What is needed:
Can you write out all the lines word for word, with no pictures?

Provided material:

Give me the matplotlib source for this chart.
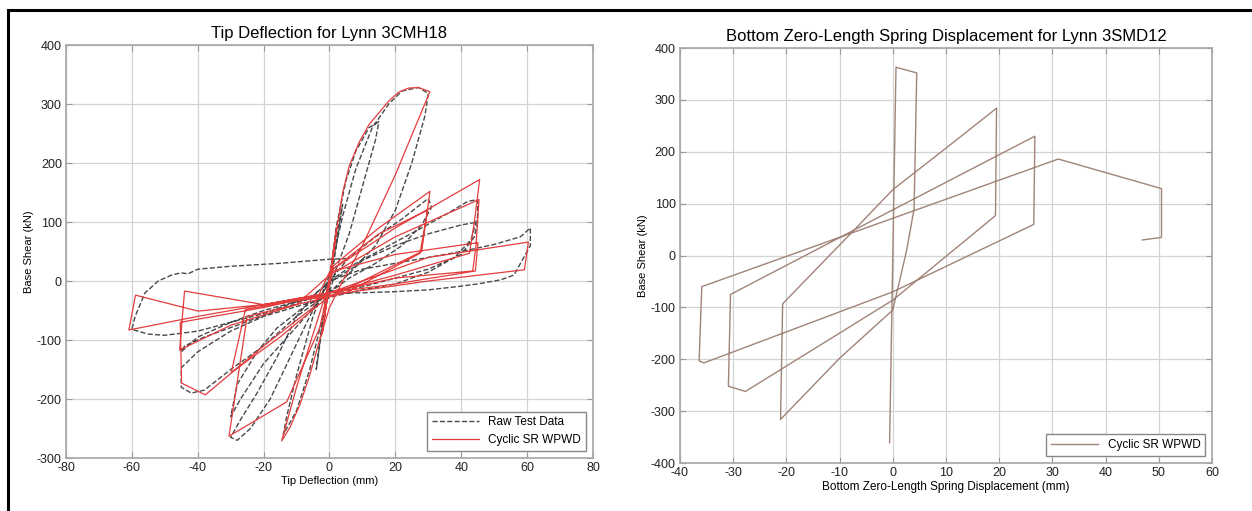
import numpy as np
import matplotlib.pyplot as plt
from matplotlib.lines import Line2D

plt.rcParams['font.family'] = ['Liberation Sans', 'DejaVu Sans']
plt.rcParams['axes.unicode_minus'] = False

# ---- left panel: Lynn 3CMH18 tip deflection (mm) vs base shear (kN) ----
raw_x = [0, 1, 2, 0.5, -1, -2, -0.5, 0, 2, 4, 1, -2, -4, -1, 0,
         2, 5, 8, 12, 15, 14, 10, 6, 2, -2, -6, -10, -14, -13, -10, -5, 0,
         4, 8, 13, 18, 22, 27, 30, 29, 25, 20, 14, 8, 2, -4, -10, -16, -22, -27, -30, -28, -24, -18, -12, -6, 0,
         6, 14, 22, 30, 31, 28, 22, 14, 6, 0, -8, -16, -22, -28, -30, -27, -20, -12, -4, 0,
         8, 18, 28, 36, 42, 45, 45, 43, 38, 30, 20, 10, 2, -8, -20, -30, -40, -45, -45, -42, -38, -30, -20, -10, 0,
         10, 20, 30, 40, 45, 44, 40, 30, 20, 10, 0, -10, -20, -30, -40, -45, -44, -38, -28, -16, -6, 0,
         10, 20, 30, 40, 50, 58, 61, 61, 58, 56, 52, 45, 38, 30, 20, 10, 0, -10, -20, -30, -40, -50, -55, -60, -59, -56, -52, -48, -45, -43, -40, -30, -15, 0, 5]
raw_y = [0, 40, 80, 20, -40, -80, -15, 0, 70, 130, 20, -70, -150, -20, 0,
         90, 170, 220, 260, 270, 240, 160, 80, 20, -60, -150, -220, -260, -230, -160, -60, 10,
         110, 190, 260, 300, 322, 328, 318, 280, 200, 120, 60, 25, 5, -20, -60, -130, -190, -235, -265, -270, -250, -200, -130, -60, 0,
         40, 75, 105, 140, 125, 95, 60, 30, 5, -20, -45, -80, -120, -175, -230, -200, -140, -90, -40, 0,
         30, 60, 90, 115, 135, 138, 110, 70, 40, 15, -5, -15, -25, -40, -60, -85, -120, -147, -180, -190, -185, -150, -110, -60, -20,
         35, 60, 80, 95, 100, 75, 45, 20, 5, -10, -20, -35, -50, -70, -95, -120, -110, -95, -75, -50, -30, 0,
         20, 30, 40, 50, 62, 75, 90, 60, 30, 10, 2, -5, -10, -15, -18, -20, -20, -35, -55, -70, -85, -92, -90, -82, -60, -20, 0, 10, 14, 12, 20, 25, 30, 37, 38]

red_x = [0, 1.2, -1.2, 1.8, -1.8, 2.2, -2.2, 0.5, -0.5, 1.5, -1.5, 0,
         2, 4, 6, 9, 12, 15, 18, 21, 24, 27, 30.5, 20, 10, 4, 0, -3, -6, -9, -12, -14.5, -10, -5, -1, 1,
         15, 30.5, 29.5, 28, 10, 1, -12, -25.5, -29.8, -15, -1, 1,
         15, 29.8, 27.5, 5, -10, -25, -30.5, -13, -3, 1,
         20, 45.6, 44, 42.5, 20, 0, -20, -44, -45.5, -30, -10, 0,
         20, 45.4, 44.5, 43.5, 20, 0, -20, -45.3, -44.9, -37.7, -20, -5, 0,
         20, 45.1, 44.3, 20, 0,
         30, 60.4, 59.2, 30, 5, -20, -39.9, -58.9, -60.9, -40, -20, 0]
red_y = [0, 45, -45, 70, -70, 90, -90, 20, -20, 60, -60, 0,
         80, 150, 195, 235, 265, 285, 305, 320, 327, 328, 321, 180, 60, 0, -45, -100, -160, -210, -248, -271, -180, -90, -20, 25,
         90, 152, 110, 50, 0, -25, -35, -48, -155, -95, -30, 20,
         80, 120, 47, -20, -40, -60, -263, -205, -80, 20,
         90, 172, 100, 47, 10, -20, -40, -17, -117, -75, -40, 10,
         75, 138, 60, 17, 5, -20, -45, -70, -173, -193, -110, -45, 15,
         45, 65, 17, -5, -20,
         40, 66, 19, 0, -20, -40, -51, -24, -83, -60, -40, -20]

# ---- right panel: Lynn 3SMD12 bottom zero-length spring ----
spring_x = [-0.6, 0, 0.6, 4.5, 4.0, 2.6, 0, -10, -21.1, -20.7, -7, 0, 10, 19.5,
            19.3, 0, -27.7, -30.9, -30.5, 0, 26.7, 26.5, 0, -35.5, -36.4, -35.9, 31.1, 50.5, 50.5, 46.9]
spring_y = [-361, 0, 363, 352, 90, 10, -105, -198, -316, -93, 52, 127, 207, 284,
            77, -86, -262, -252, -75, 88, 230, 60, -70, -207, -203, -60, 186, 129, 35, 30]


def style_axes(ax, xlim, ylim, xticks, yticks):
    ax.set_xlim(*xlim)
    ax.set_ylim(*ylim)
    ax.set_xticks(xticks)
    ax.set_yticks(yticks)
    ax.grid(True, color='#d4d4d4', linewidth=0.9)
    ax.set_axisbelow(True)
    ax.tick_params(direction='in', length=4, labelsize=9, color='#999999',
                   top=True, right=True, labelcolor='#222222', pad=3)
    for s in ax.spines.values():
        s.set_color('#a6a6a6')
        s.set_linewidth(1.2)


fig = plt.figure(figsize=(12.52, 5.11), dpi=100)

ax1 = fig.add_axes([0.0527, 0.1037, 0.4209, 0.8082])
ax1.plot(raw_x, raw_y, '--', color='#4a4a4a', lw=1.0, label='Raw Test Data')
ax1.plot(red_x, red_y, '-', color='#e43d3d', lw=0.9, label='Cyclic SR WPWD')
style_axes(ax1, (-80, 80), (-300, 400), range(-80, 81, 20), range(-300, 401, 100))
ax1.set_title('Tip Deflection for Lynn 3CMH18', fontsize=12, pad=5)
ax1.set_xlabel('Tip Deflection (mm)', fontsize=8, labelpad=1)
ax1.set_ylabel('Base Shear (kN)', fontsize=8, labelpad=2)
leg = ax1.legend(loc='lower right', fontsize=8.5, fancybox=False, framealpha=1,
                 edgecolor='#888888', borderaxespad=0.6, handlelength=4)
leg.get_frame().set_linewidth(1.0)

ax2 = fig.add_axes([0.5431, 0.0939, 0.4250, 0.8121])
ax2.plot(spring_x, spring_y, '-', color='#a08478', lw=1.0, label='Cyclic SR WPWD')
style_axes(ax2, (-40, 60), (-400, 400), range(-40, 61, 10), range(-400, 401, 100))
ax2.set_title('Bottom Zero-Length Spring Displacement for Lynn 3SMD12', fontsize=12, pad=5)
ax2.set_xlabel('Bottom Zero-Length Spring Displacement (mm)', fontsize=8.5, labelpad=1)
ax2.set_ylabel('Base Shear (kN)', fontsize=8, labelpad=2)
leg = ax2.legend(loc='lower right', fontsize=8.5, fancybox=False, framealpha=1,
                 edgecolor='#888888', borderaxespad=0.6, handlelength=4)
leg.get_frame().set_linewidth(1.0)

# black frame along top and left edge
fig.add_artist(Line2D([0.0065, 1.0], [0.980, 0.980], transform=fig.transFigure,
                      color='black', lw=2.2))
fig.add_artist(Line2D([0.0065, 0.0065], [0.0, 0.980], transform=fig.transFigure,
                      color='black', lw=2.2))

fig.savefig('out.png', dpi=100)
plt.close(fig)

Exercise output:
Give me the matplotlib source for this chart.
import numpy as np
import matplotlib.pyplot as plt
from matplotlib.lines import Line2D

plt.rcParams['font.family'] = ['Liberation Sans', 'DejaVu Sans']
plt.rcParams['axes.unicode_minus'] = False

# ---- left panel: Lynn 3CMH18 tip deflection (mm) vs base shear (kN) ----
raw_x = [0, 1, 2, 0.5, -1, -2, -0.5, 0, 2, 4, 1, -2, -4, -1, 0,
         2, 5, 8, 12, 15, 14, 10, 6, 2, -2, -6, -10, -14, -13, -10, -5, 0,
         4, 8, 13, 18, 22, 27, 30, 29, 25, 20, 14, 8, 2, -4, -10, -16, -22, -27, -30, -28, -24, -18, -12, -6, 0,
         6, 14, 22, 30, 31, 28, 22, 14, 6, 0, -8, -16, -22, -28, -30, -27, -20, -12, -4, 0,
         8, 18, 28, 36, 42, 45, 45, 43, 38, 30, 20, 10, 2, -8, -20, -30, -40, -45, -45, -42, -38, -30, -20, -10, 0,
         10, 20, 30, 40, 45, 44, 40, 30, 20, 10, 0, -10, -20, -30, -40, -45, -44, -38, -28, -16, -6, 0,
         10, 20, 30, 40, 50, 58, 61, 61, 58, 56, 52, 45, 38, 30, 20, 10, 0, -10, -20, -30, -40, -50, -55, -60, -59, -56, -52, -48, -45, -43, -40, -30, -15, 0, 5]
raw_y = [0, 40, 80, 20, -40, -80, -15, 0, 70, 130, 20, -70, -150, -20, 0,
         90, 170, 220, 260, 270, 240, 160, 80, 20, -60, -150, -220, -260, -230, -160, -60, 10,
         110, 190, 260, 300, 322, 328, 318, 280, 200, 120, 60, 25, 5, -20, -60, -130, -190, -235, -265, -270, -250, -200, -130, -60, 0,
         40, 75, 105, 140, 125, 95, 60, 30, 5, -20, -45, -80, -120, -175, -230, -200, -140, -90, -40, 0,
         30, 60, 90, 115, 135, 138, 110, 70, 40, 15, -5, -15, -25, -40, -60, -85, -120, -147, -180, -190, -185, -150, -110, -60, -20,
         35, 60, 80, 95, 100, 75, 45, 20, 5, -10, -20, -35, -50, -70, -95, -120, -110, -95, -75, -50, -30, 0,
         20, 30, 40, 50, 62, 75, 90, 60, 30, 10, 2, -5, -10, -15, -18, -20, -20, -35, -55, -70, -85, -92, -90, -82, -60, -20, 0, 10, 14, 12, 20, 25, 30, 37, 38]

red_x = [0, 1.2, -1.2, 1.8, -1.8, 2.2, -2.2, 0.5, -0.5, 1.5, -1.5, 0,
         2, 4, 6, 9, 12, 15, 18, 21, 24, 27, 30.5, 20, 10, 4, 0, -3, -6, -9, -12, -14.5, -10, -5, -1, 1,
         15, 30.5, 29.5, 28, 10, 1, -12, -25.5, -29.8, -15, -1, 1,
         15, 29.8, 27.5, 5, -10, -25, -30.5, -13, -3, 1,
         20, 45.6, 44, 42.5, 20, 0, -20, -44, -45.5, -30, -10, 0,
         20, 45.4, 44.5, 43.5, 20, 0, -20, -45.3, -44.9, -37.7, -20, -5, 0,
         20, 45.1, 44.3, 20, 0,
         30, 60.4, 59.2, 30, 5, -20, -39.9, -58.9, -60.9, -40, -20, 0]
red_y = [0, 45, -45, 70, -70, 90, -90, 20, -20, 60, -60, 0,
         80, 150, 195, 235, 265, 285, 305, 320, 327, 328, 321, 180, 60, 0, -45, -100, -160, -210, -248, -271, -180, -90, -20, 25,
         90, 152, 110, 50, 0, -25, -35, -48, -155, -95, -30, 20,
         80, 120, 47, -20, -40, -60, -263, -205, -80, 20,
         90, 172, 100, 47, 10, -20, -40, -17, -117, -75, -40, 10,
         75, 138, 60, 17, 5, -20, -45, -70, -173, -193, -110, -45, 15,
         45, 65, 17, -5, -20,
         40, 66, 19, 0, -20, -40, -51, -24, -83, -60, -40, -20]

# ---- right panel: Lynn 3SMD12 bottom zero-length spring ----
spring_x = [-0.6, 0, 0.6, 4.5, 4.0, 2.6, 0, -10, -21.1, -20.7, -7, 0, 10, 19.5,
            19.3, 0, -27.7, -30.9, -30.5, 0, 26.7, 26.5, 0, -35.5, -36.4, -35.9, 31.1, 50.5, 50.5, 46.9]
spring_y = [-361, 0, 363, 352, 90, 10, -105, -198, -316, -93, 52, 127, 207, 284,
            77, -86, -262, -252, -75, 88, 230, 60, -70, -207, -203, -60, 186, 129, 35, 30]


def style_axes(ax, xlim, ylim, xticks, yticks):
    ax.set_xlim(*xlim)
    ax.set_ylim(*ylim)
    ax.set_xticks(xticks)
    ax.set_yticks(yticks)
    ax.grid(True, color='#d4d4d4', linewidth=0.9)
    ax.set_axisbelow(True)
    ax.tick_params(direction='in', length=4, labelsize=9, color='#999999',
                   top=True, right=True, labelcolor='#222222', pad=3)
    for s in ax.spines.values():
        s.set_color('#a6a6a6')
        s.set_linewidth(1.2)


fig = plt.figure(figsize=(12.52, 5.11), dpi=100)

ax1 = fig.add_axes([0.0527, 0.1037, 0.4209, 0.8082])
ax1.plot(raw_x, raw_y, '--', color='#4a4a4a', lw=1.0, label='Raw Test Data')
ax1.plot(red_x, red_y, '-', color='#e43d3d', lw=0.9, label='Cyclic SR WPWD')
style_axes(ax1, (-80, 80), (-300, 400), range(-80, 81, 20), range(-300, 401, 100))
ax1.set_title('Tip Deflection for Lynn 3CMH18', fontsize=12, pad=5)
ax1.set_xlabel('Tip Deflection (mm)', fontsize=8, labelpad=1)
ax1.set_ylabel('Base Shear (kN)', fontsize=8, labelpad=2)
leg = ax1.legend(loc='lower right', fontsize=8.5, fancybox=False, framealpha=1,
                 edgecolor='#888888', borderaxespad=0.6, handlelength=4)
leg.get_frame().set_linewidth(1.0)

ax2 = fig.add_axes([0.5431, 0.0939, 0.4250, 0.8121])
ax2.plot(spring_x, spring_y, '-', color='#a08478', lw=1.0, label='Cyclic SR WPWD')
style_axes(ax2, (-40, 60), (-400, 400), range(-40, 61, 10), range(-400, 401, 100))
ax2.set_title('Bottom Zero-Length Spring Displacement for Lynn 3SMD12', fontsize=12, pad=5)
ax2.set_xlabel('Bottom Zero-Length Spring Displacement (mm)', fontsize=8.5, labelpad=1)
ax2.set_ylabel('Base Shear (kN)', fontsize=8, labelpad=2)
leg = ax2.legend(loc='lower right', fontsize=8.5, fancybox=False, framealpha=1,
                 edgecolor='#888888', borderaxespad=0.6, handlelength=4)
leg.get_frame().set_linewidth(1.0)

# black frame along top and left edge
fig.add_artist(Line2D([0.0065, 1.0], [0.980, 0.980], transform=fig.transFigure,
                      color='black', lw=2.2))
fig.add_artist(Line2D([0.0065, 0.0065], [0.0, 0.980], transform=fig.transFigure,
                      color='black', lw=2.2))

fig.savefig('out.png', dpi=100)
plt.close(fig)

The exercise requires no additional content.